General Motors Settles With California for $5.75M

General Motors Settles With California for $5.75M
Clarence Ditlow, executive director of the Center for Auto Safety, displays a GM ignition switch similar to those linked to 13 deaths and dozens of crashes of General Motors small cars like the Chevy Cobalt, during a news conference on Capitol Hill in Washington on April 1, 2014. J. Scott Applewhite/AP Photo
The Associated Press
Updated:

SACRAMENTO, Calif.—General Motors Co. has agreed to a $5.75 million settlement with California regarding false statements the company made to investors about problems with its deadly ignition switches, state officials announced Friday.

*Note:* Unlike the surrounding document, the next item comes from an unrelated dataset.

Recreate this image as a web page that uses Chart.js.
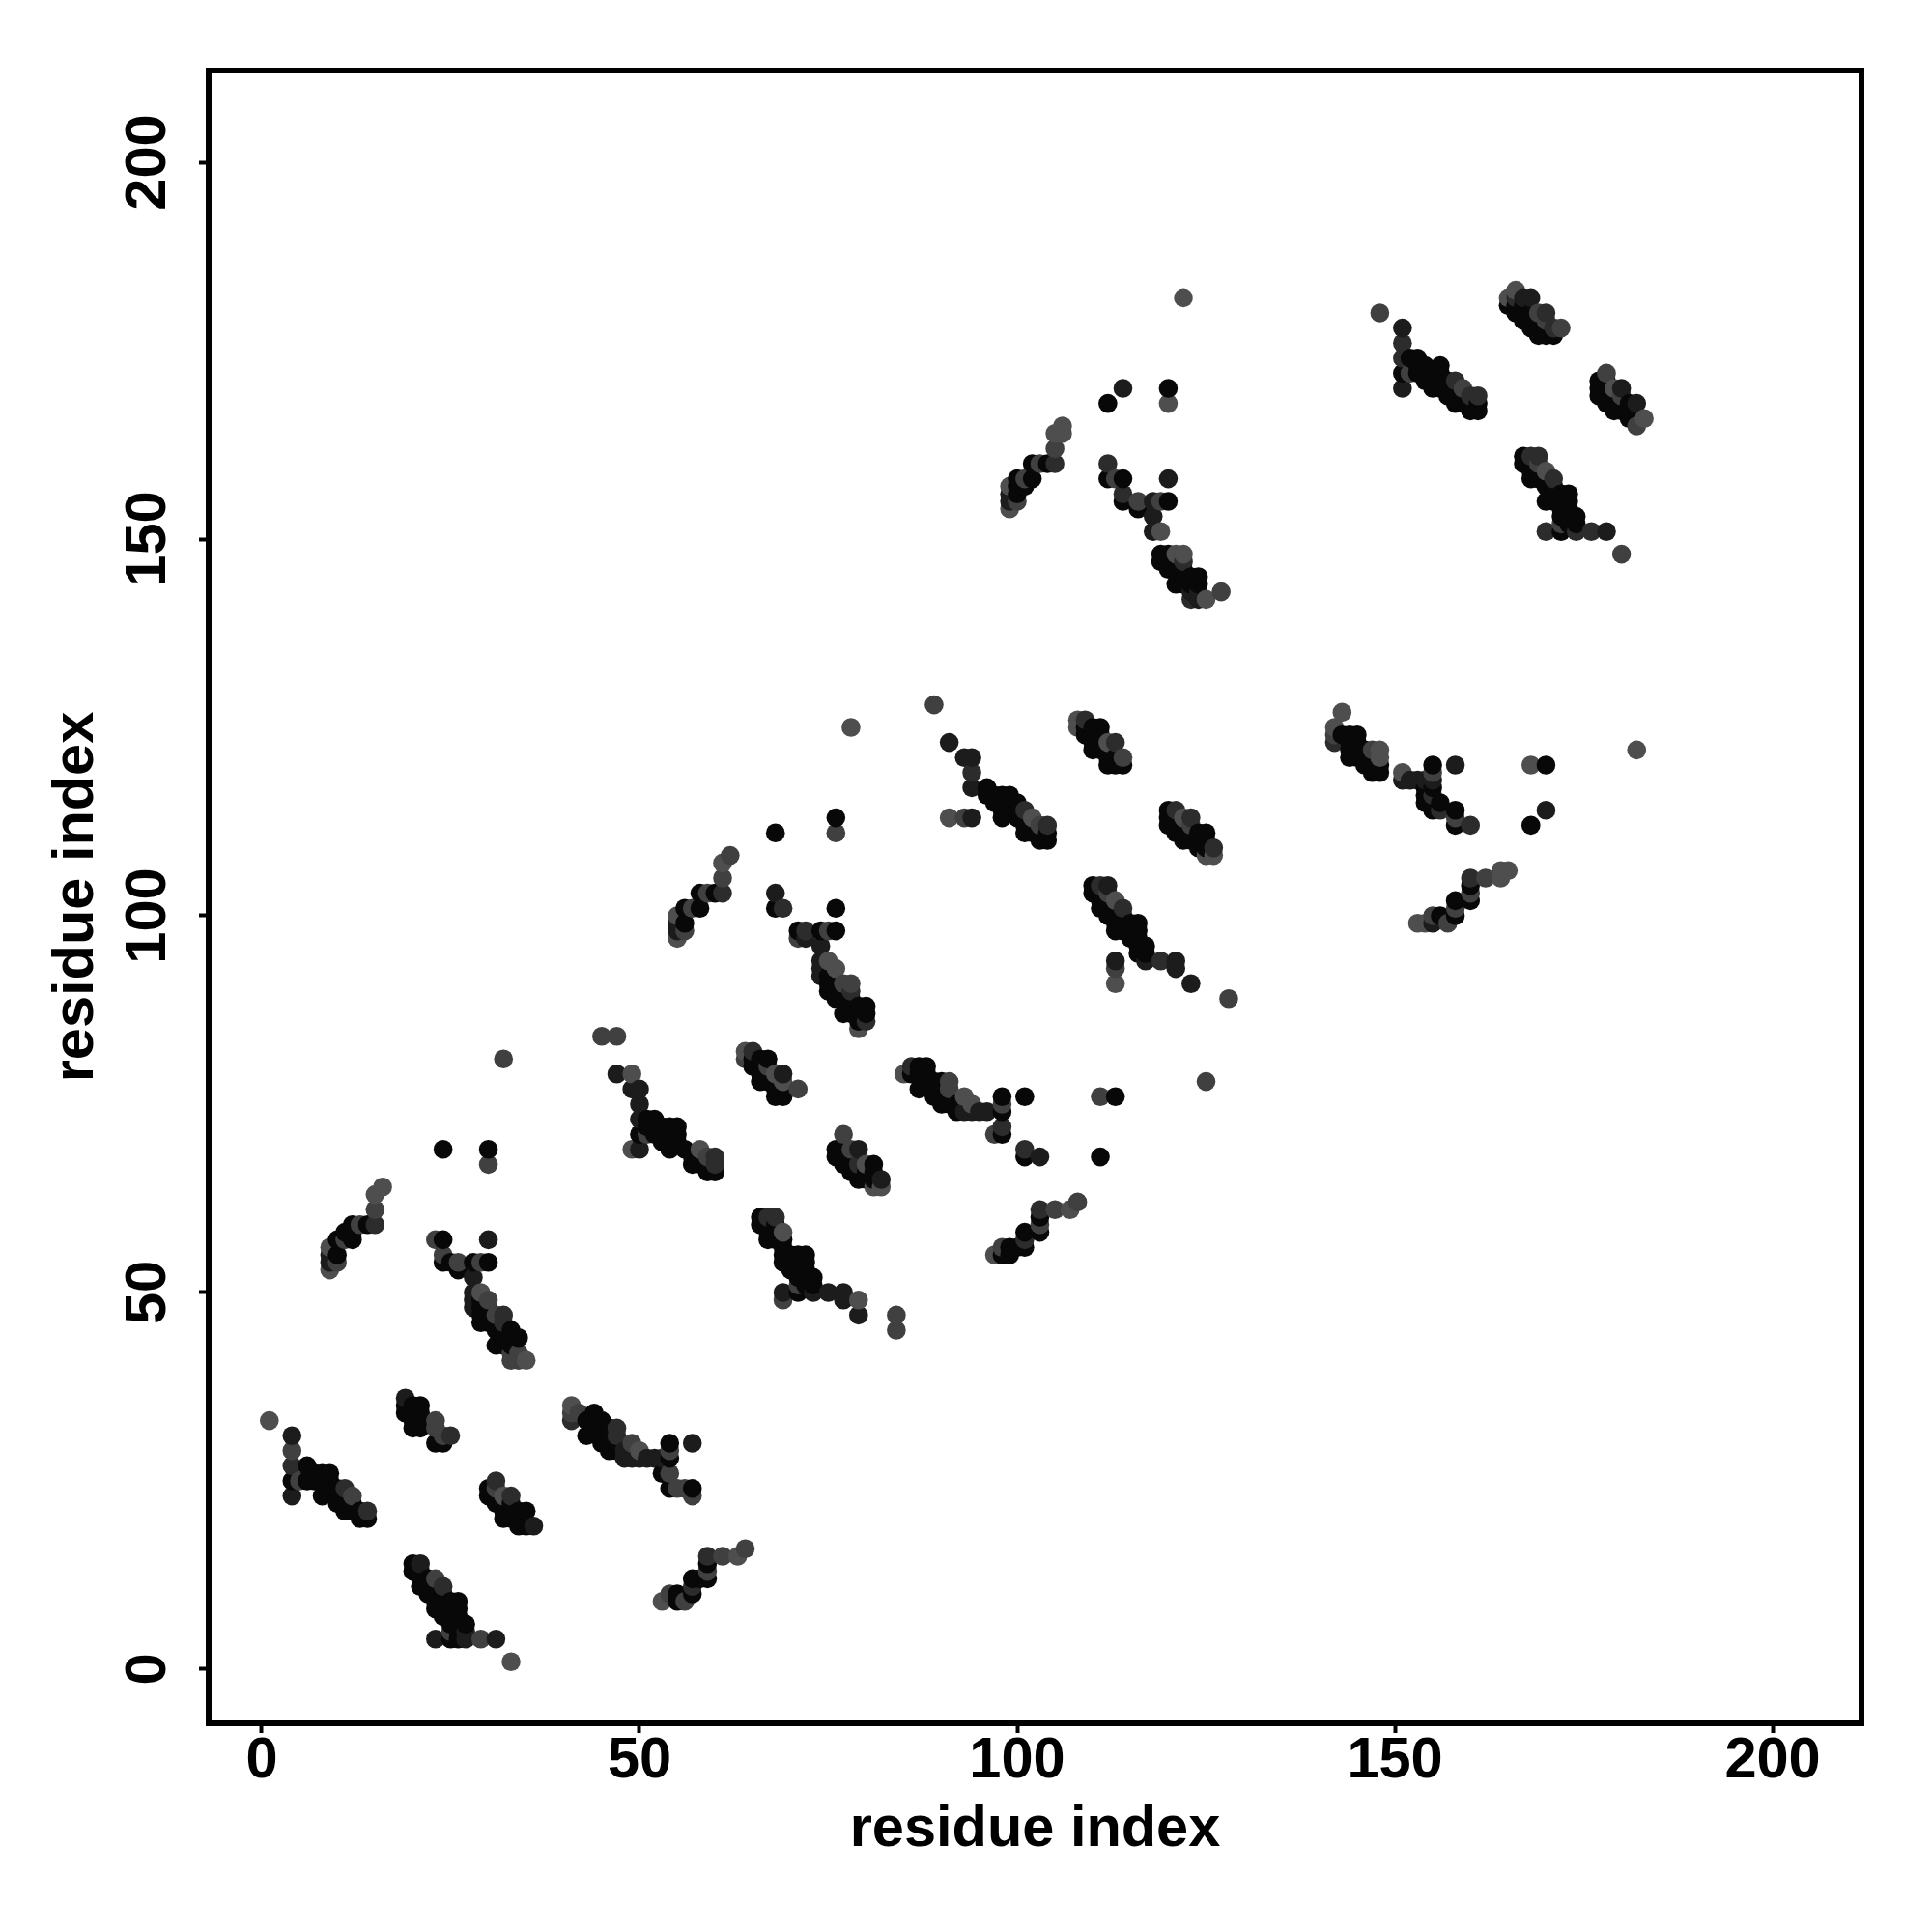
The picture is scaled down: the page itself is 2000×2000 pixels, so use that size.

The faulty ignition switches led to at least 124 fatalities and 274 injuries nationwide. The defect also resulted in the recall of more than nine million vehicles in 2014—one of the biggest recalls in the nation’s history—from the largest U.S. automaker because the switches sometimes caused the sudden termination of electrical systems, including power steering and power brakes.

In 2015, GM agreed to pay a $900 million settlement to end a U.S. Department of Justice criminal probe, as well as $1 million in 2017 to the U.S. Securities and Exchange Commission for an accounting case. Later that year, the automaker settled with dozens of states for $120 million.

GM did not admit any wrongdoing as part of the 2021 agreement with California.

“We are pleased to have cooperated with the State of California to resolve this matter,” GM said in a statement Friday.

California’s settlement came about because the state’s largest pension system, the California Public Employees’ Retirement System, lost millions of dollars in GM stock.

Sen. Edward J. Markey, D-Mass., displays a GM ignition switch similar to those linked to 13 deaths and dozens of crashes of General Motors small cars like the Chevy Cobalt, during a news conference on Capitol Hill in Washington on April 1, 2014. (J. Scott Applewhite/AP Photo)
Sen. Edward J. Markey, D-Mass., displays a GM ignition switch similar to those linked to 13 deaths and dozens of crashes of General Motors small cars like the Chevy Cobalt, during a news conference on Capitol Hill in Washington on April 1, 2014. J. Scott Applewhite/AP Photo

The company knew about the faulty switches in 2005 but failed to report it to federal authorities until 2014, officials said, and hid the problems from investors.

Automakers must notify the National Highway and Traffic Safety Administration within five days of finding out about a safety defect.

“General Motors cheated California twice—first by concealing a fatal flaw in its vehicles, then by concealing the facts about the flaw in its financial disclosures, which affected the retirement investments of public servants across California,” Attorney General Xavier Becerra said in a statement.

“This settlement finally holds GM to account,” he added.